According to court documents, the wife in Houston contacted the woman in Virginia on Facebook, and they began to discuss Mr. Coleman.
The woman in Virginia told Mr. Coleman’s wife in Houston that she had been married to Mr. Coleman since 2019 and provided her with a copy of their marriage certificate, court documents say.
The wife in Virginia told Mr. Coleman’s new wife that she and Mr. Coleman had never divorced, but had separated in 2021, when he moved to Texas, court documents say. Two weeks after the move, Mr. Coleman married the woman in Houston, court documents say.

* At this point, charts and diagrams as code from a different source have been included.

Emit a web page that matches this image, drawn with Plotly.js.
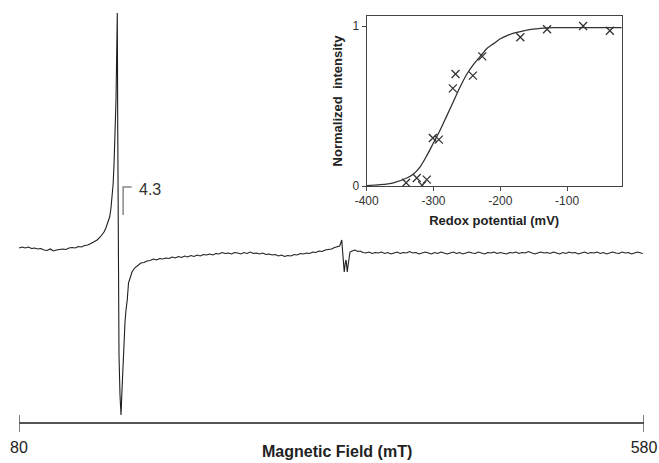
<!DOCTYPE html>
<html>
<head>
<meta charset="utf-8">
<script src="https://cdn.plot.ly/plotly-3.0.1.min.js"></script>
<style>html,body{margin:0;padding:0;background:#fff;}#chart{width:659px;height:463px;}</style>
</head>
<body>
<div id="chart"></div>
<script>
// ---- Main EPR spectrum (magnetic field in mT, signal in arbitrary units) ----
const fieldMT = [80,82.5,85,87.5,90,92.5,95,97.5,100,102.5,105,107.5,110,112.5,115,117.5,120,122.5,125,127.5,130,132.5,135,137.5,140,142.5,145,146.5,148,149.5,151,152.5,153.5,154.5,155.3,156,156.8,157.6,158.2,158.64,159.0,159.44,160.0,160.8,161.6,162.4,163.2,164.0,164.8,165.6,166.6,167.6,168.8,170.4,172.5,175,177.5,180,182.5,185,187.5,190,192.5,195,197.5,200,202.5,205,207.5,210,212.5,215,217.5,220,222.5,225,227.5,230,232.5,235,237.5,240,242.5,245,247.5,250,252.5,255,257.5,260,262.5,265,267.5,270,272.5,275,277.5,280,282.5,285,287.5,290,292.5,295,297.5,300,302.5,305,307.5,310,312.5,315,317.5,320,322.5,325,327.5,330,332.5,335,336.5,337.4,338.2,338.8,339.4,340.2,341.0,341.6,342.1,342.6,343.4,344.8,346.5,348.8,351,353,355,357.5,360,362.5,365,367.5,370,372.5,375,377.5,380,382.5,385,387.5,390,392.5,395,397.5,400,402.5,405,407.5,410,412.5,415,417.5,420,422.5,425,427.5,430,432.5,435,437.5,440,442.5,445,447.5,450,452.5,455,457.5,460,462.5,465,467.5,470,472.5,475,477.5,480,482.5,485,487.5,490,492.5,495,497.5,500,502.5,505,507.5,510,512.5,515,517.5,520,522.5,525,527.5,530,532.5,535,537.5,540,542.5,545,547.5,550,552.5,555,557.5,560,562.5,565,567.5,570,572.5,575,577.5,579];
const signal = [2,3,2,3,1.5,2,1,1.5,0,-0.5,1,-1,0,0.5,1,0.5,2,2.5,2,3.5,3,4.5,5,6.5,8,10,13,15,18,22,27,33,41,52,66,85,110,150,200,237,120,-50,-105,-145,-165,-140,-112,-90,-72,-60,-50,-33,-27,-22,-18,-15.5,-13,-12.5,-11,-10.5,-9,-10,-8.5,-9,-8,-8.5,-7,-8,-6.5,-7.5,-6,-7,-5.5,-6.5,-5,-6,-4.5,-5,-4,-5,-3.5,-4,-2.5,-3.5,-3,-4,-2.5,-3,-4,-2.5,-3.5,-2,-3.5,-3,-4,-3,-4.5,-4,-5,-4.5,-6,-5,-6.5,-5.5,-6,-4.5,-5,-3.5,-4,-3,-3.5,-2,-2.5,-1,-1.5,0,0.5,1,2.5,3,4,7,10,0,-12,-22,-13,-10,-15,-22,-14,-2,-1,0,-1.5,-1,-2.5,-3,-2,-3.5,-2.5,-3,-2,-3.5,-2.5,-4,-3,-2,-3.5,-2.5,-3,-1.5,-3,-2.5,-4,-3,-2,-3,-4,-2.5,-3.5,-2,-3,-4,-3,-2,-3.5,-2.5,-4,-3,-2,-3,-3.5,-2,-3,-4,-2.5,-3,-2,-3.5,-2.5,-3,-4,-2.5,-3,-2,-3.5,-2.5,-3,-1.5,-3,-4,-3,-2,-3,-2.5,-3.5,-2,-3,-4,-2.5,-3.5,-2,-3,-2.5,-4,-3,-2,-3.5,-2.5,-3,-2,-3.5,-2.5,-4,-3,-2,-3,-3.5,-2,-3,-2.5,-4,-3,-2,-3,-3.5];
const fieldTicks = [80, 580];
const fieldTickText = ['80', '580'];

// g = 4.3 marker
const gLabel = '4.3';
const gMarkField = [163.3, 170.2];
const gMarkSignal = [35, 63];

// ---- Inset: redox titration ----
const redoxPotential = [-341,-325,-317,-310,-301,-292,-271,-267,-241,-227,-170,-130,-76,-36];
const normIntensity  = [0.02,0.05,0.004,0.04,0.30,0.29,0.61,0.70,0.69,0.81,0.93,0.98,1.0,0.97];
const fitPotential = [-400,-380,-360,-340,-330,-320,-310,-300,-290,-280,-270,-260,-250,-240,-230,-220,-210,-200,-190,-180,-160,-140,-120,-80,-18];
const fitIntensity = [0.003,0.008,0.02,0.05,0.075,0.12,0.19,0.27,0.35,0.44,0.53,0.62,0.70,0.76,0.81,0.86,0.89,0.92,0.94,0.955,0.975,0.985,0.99,0.99,0.99];
const redoxTicks = [-400,-300,-200,-100];
const redoxTickText = ['-400','-300','-200','-100'];
const intensityTicks = [0, 1];

const FONT = 'Liberation Sans, Arial, Helvetica, sans-serif';

const traces = [
  {x: fieldMT, y: signal, xaxis: 'x', yaxis: 'y', type: 'scatter', mode: 'lines',
   line: {color: '#1e1e1e', width: 1.1}, hoverinfo: 'skip'},
  {x: fitPotential, y: fitIntensity, xaxis: 'x2', yaxis: 'y2', type: 'scatter', mode: 'lines',
   line: {color: '#333', width: 1.3, shape: 'spline', smoothing: 0.8}, hoverinfo: 'skip'},
  {x: redoxPotential, y: normIntensity, xaxis: 'x2', yaxis: 'y2', type: 'scatter', mode: 'markers',
   marker: {symbol: 'x-thin-open', size: 8, color: '#333', line: {color: '#333', width: 1.3}}, hoverinfo: 'skip'}
];

// tick marks crossing the main field axis
const tickShapes = fieldTicks.map(v => ({
  type: 'line', xref: 'x', yref: 'paper', x0: v, x1: v, y0: -0.024, y1: 0.017,
  line: {color: '#555', width: 1.5}
}));

const layout = {
  width: 659, height: 463,
  margin: {l: 19, r: 15, t: 10, b: 41},
  paper_bgcolor: '#fff', plot_bgcolor: 'rgba(0,0,0,0)',
  showlegend: false,
  font: {family: FONT, color: '#222'},
  xaxis: {range: [80, 580], showline: true, linecolor: '#555', linewidth: 1.5,
          ticks: 'outside', ticklen: 10, tickwidth: 1.5, tickcolor: 'rgba(0,0,0,0)',
          tickvals: fieldTicks, ticktext: fieldTickText, tickfont: {size: 16, color: '#222'},
          showgrid: false, zeroline: false, anchor: 'y'},
  yaxis: {range: [-172, 240], visible: false, showgrid: false, zeroline: false},
  xaxis2: {domain: [0.5563, 0.9643], anchor: 'y2', range: [-400, -18.3],
           showline: true, mirror: true, linecolor: '#444', linewidth: 1,
           ticks: 'outside', ticklen: 4, tickcolor: '#444', tickvals: redoxTicks, ticktext: redoxTickText,
           tickfont: {size: 12, color: '#333'}, showgrid: false, zeroline: false,
           title: {text: 'Redox potential (mV)', font: {size: 13, weight: 'bold', color: '#222'}, standoff: 8}},
  yaxis2: {domain: [0.5728, 0.9854], anchor: 'x2', range: [0, 1.0625],
           showline: true, mirror: true, linecolor: '#444', linewidth: 1,
           ticks: 'outside', ticklen: 4, tickcolor: '#444', tickvals: intensityTicks,
           tickfont: {size: 12, color: '#333'}, showgrid: false, zeroline: false,
           title: {text: 'Normalized\u00a0\u00a0intensity', font: {size: 13, weight: 'bold', color: '#222'}, standoff: 7}},
  shapes: tickShapes.concat([
    {type: 'path', xref: 'x', yref: 'y',
     path: 'M ' + gMarkField[0] + ',' + gMarkSignal[0] + ' L ' + gMarkField[0] + ',' + gMarkSignal[1] + ' L ' + gMarkField[1] + ',' + gMarkSignal[1],
     line: {color: '#888', width: 1.5}}
  ]),
  annotations: [
    {text: gLabel, xref: 'x', yref: 'y', x: gMarkField[1] + 4.5, y: gMarkSignal[1] - 2,
     xanchor: 'left', yanchor: 'middle', showarrow: false, font: {size: 16, color: '#333'}},
    {text: 'Magnetic Field (mT)', xref: 'paper', yref: 'paper', x: 0.508, y: -0.0716,
     xanchor: 'center', yanchor: 'middle', showarrow: false, font: {size: 16, weight: 'bold', color: '#222'}}
  ]
};

Plotly.newPlot('chart', traces, layout, {displayModeBar: false, staticPlot: true});
</script>
</body>
</html>
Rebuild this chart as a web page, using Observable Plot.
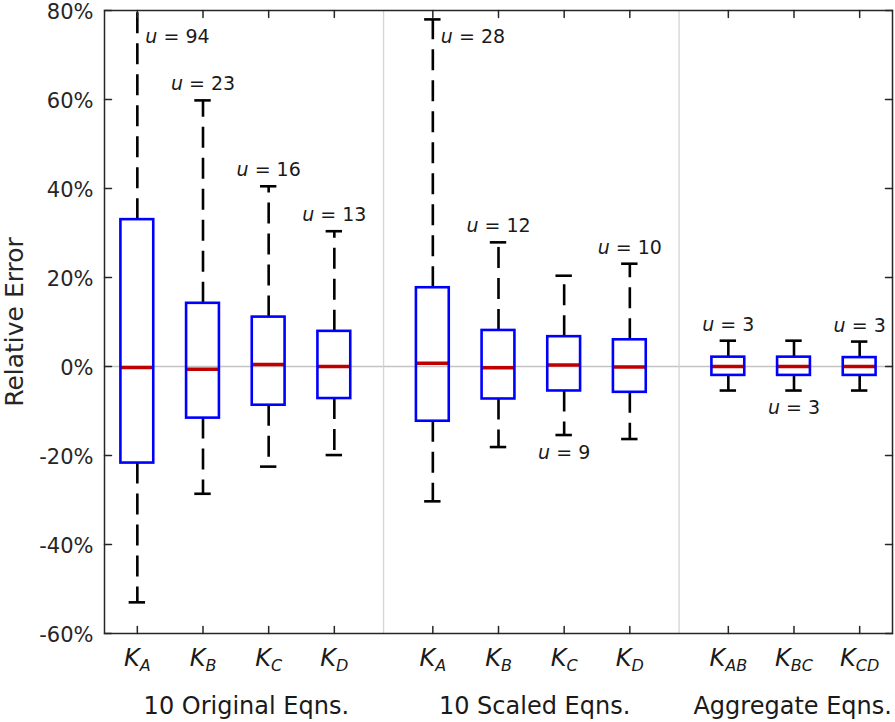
<!DOCTYPE html>
<html>
<head>
<meta charset="utf-8">
<script src="https://cdn.jsdelivr.net/npm/d3@7"></script>
<script src="https://cdn.jsdelivr.net/npm/@observablehq/plot@0.6"></script>
<style>
  html, body { margin: 0; padding: 0; background: #fff; }
  svg { display: block; }
</style>
</head>
<body>
<div id="chart"></div>
<script>
// ---- data ----
const catX = [1, 2, 3, 4, 5.5, 6.5, 7.5, 8.5, 10, 11, 12];
const catSub = ["A", "B", "C", "D", "A", "B", "C", "D", "AB", "BC", "CD"];
const q1 = [-21.7, -11.6, -8.7, -7.2, -12.3, -7.3, -5.5, -5.8, -2.0, -2.0, -2.0];
const median = [-0.2, -0.6, 0.45, 0.0, 0.75, -0.3, 0.35, -0.1, 0.0, 0.0, 0.0];
const q3 = [33.0, 14.2, 11.1, 7.9, 17.7, 8.1, 6.7, 6.0, 2.1, 2.1, 2.0];
const lower = [-53.0, -28.6, -22.5, -19.9, -30.3, -18.1, -15.4, -16.3, -5.4, -5.4, -5.4];
const upper = [95.0, 59.8, 40.5, 30.4, 78.0, 27.9, 20.4, 23.1, 5.8, 5.8, 5.6];
const uVals = [94, 23, 16, 13, 28, 12, 9, 10, 3, 3, 3];
const uPlace = ["right", "above", "above", "above", "right", "above", "below", "above", "above", "below", "above"];
const groupNames = ["10 Original Eqns.", "10 Scaled Eqns.", "Aggregate Eqns."];
const groupCenters = [2.66, 7.05, 10.98];
const groupSeparators = [4.75, 9.25];
const yTicks = [-60, -40, -20, 0, 20, 40, 60, 80];
const yLabel = "Relative Error";

// ---- build rows ----
const rows = catX.map((x, i) => ({
  x, sub: catSub[i], q1: q1[i], med: median[i], q3: q3[i],
  lo: lower[i], hi: upper[i], u: uVals[i], place: uPlace[i]
}));

const BOX_HALF = 0.25, CAP_HALF = 0.125;
const axisColor = "#262626";
const tickShape = { draw(ctx, l) { ctx.moveTo(0, 0); ctx.lineTo(0, -l); } };
const tickOpts = { length: 7, anchor: "start", shape: tickShape, stroke: axisColor, strokeWidth: 1.5 };
const whisk = { stroke: "black", strokeWidth: 2.6, strokeDasharray: "21,10", clip: true };
const cap = { stroke: "black", strokeWidth: 2.6, clip: true, x1: d => d.x - CAP_HALF, x2: d => d.x + CAP_HALF };
const uText = { text: d => "u = " + d.u, fontSize: 19, fill: "#1a1a1a", lineAnchor: "middle" };

const chart = Plot.plot({
  width: 895,
  height: 722,
  marginTop: 10,
  marginBottom: 89,
  marginLeft: 104,
  marginRight: 3,
  style: { fontFamily: "'DejaVu Sans', sans-serif", background: "#fff", color: axisColor },
  x: { domain: [0.5, 12.5], axis: null },
  y: { domain: [-60, 80], axis: null },
  marks: [
    Plot.ruleY([0], { stroke: "#c4c4c4", strokeWidth: 1.3 }),
    Plot.ruleX(groupSeparators, { stroke: "#d4d4d4", strokeWidth: 1.3 }),
    // whiskers
    Plot.ruleX(rows, { x: "x", y1: "q3", y2: "hi", ...whisk }),
    Plot.ruleX(rows, { x: "x", y1: "q1", y2: "lo", ...whisk }),
    Plot.ruleY(rows, { y: "hi", ...cap }),
    Plot.ruleY(rows, { y: "lo", ...cap }),
    // medians
    Plot.ruleY(rows, { y: "med", x1: d => d.x - BOX_HALF, x2: d => d.x + BOX_HALF, stroke: "#c00000", strokeWidth: 3.5 }),
    // boxes
    Plot.rect(rows, { x1: d => d.x - BOX_HALF, x2: d => d.x + BOX_HALF, y1: "q1", y2: "q3", fill: "none", stroke: "#0000ff", strokeWidth: 2.6 }),
    // frame and ticks
    Plot.frame({ stroke: axisColor, strokeWidth: 1.5 }),
    Plot.vector(yTicks, { y: d => d, frameAnchor: "left", rotate: 90, ...tickOpts }),
    Plot.vector(yTicks, { y: d => d, frameAnchor: "right", rotate: -90, ...tickOpts }),
    Plot.vector(catX, { x: d => d, frameAnchor: "bottom", rotate: 0, ...tickOpts }),
    Plot.vector(catX, { x: d => d, frameAnchor: "top", rotate: 180, ...tickOpts }),
    // y tick labels
    Plot.text(yTicks, { y: d => d, frameAnchor: "left", dx: -11, dy: 2, textAnchor: "end", lineAnchor: "middle", text: d => d + "%", fontSize: 21, fill: axisColor }),
    // y label
    Plot.text([yLabel], { frameAnchor: "left", dx: -90, rotate: -90, textAnchor: "middle", lineAnchor: "middle", fontSize: 25, fill: axisColor, text: d => d }),
    // category labels
    Plot.text(rows, { x: "x", frameAnchor: "bottom", dy: 25, textAnchor: "middle", lineAnchor: "middle", text: d => "K" + d.sub, fontSize: 24, fill: "#1a1a1a" }),
    // group labels
    Plot.text(groupNames, { x: (d, i) => groupCenters[i], frameAnchor: "bottom", dy: 73, textAnchor: "middle", lineAnchor: "middle", fontSize: 24, fill: "#1a1a1a", text: d => d }),
    // u labels
    Plot.text(rows.filter(d => d.place === "above"), { x: "x", y: "hi", dy: -16, ...uText }),
    Plot.text(rows.filter(d => d.place === "below"), { x: "x", y: "lo", dy: 17.5, ...uText }),
    Plot.text(rows.filter(d => d.place === "right"), { x: "x", frameAnchor: "top", dx: 8, dy: 26, textAnchor: "start", ...uText })
  ]
});

document.getElementById("chart").appendChild(chart);

// italic K with subscript, italic u
d3.select(chart).selectAll("text").each(function () {
  if (this.querySelector("tspan")) return;
  const s = this.textContent;
  const t = d3.select(this);
  if (/^K[A-D]+$/.test(s)) {
    t.text(null);
    t.append("tspan").attr("font-style", "italic").text("K");
    t.append("tspan").attr("font-style", "italic").attr("font-size", "16px").attr("dy", "5").text(s.slice(1));
  } else if (/^u = \d+$/.test(s)) {
    t.text(null);
    t.append("tspan").attr("font-style", "italic").text("u");
    t.append("tspan").text(s.slice(1));
  }
});
</script>
</body>
</html>
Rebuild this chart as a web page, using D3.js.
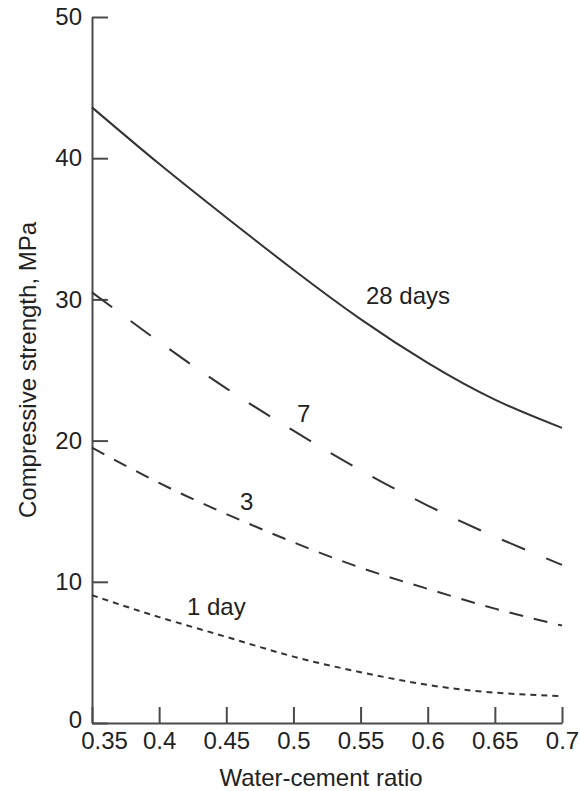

The Houston woman contacted the authorities, and the Harris County Sheriff’s Office investigated and filed bigamy charges.
Mr. Coleman pleaded guilty to bigamy, a felony in Texas, in July 2023, in exchange for three years of probation and the chance to have his record cleared. But only two months after he was placed on probation, prosecutors said, he married a woman in Kentucky, while still married to the woman in Virginia.
After learning about the new marriage, prosecutors filed a motion to revoke his probation. At a hearing on March 11, a judge agreed to the motion and imposed the three-year sentence.
In a handwritten letter before his sentencing, Mr. Coleman had asked the court to continue his probation and to “not only judge my case but my heart.”
He said he never imagined that his latest wife “would come into my life and become my everything.” He said he believed he was free to marry her because he believed his previous marriage had ended in an annulment or divorce.
“If I knew getting married was not allowed,” he wrote, “I would have waited.”
Mr. Coleman also wrote of having survived sexual abuse as a child, and he said that growing up, he “didn’t know love on any level.”
He said in the letter that he hoped to put the bigamy charge behind him and return to the “church we pastor in Kentucky, helping to feed & clothe people.”
Next to his name, he wrote “PhD, ThD, DD,” indicating he held degrees as a Doctor of Philosophy, Doctor of Theology and Doctor of Divinity. Prosecutors said there was no evidence that Mr. Coleman held any advanced degrees.
Ms. Goussen said that Mr. Coleman’s victims, stung by his behavior, supported the revocation of his probation.
“From my conversations with them, they were very upset,” she said. “They wanted him to go prison because they felt this person abused their trust based on a title and they believed he would do it again.”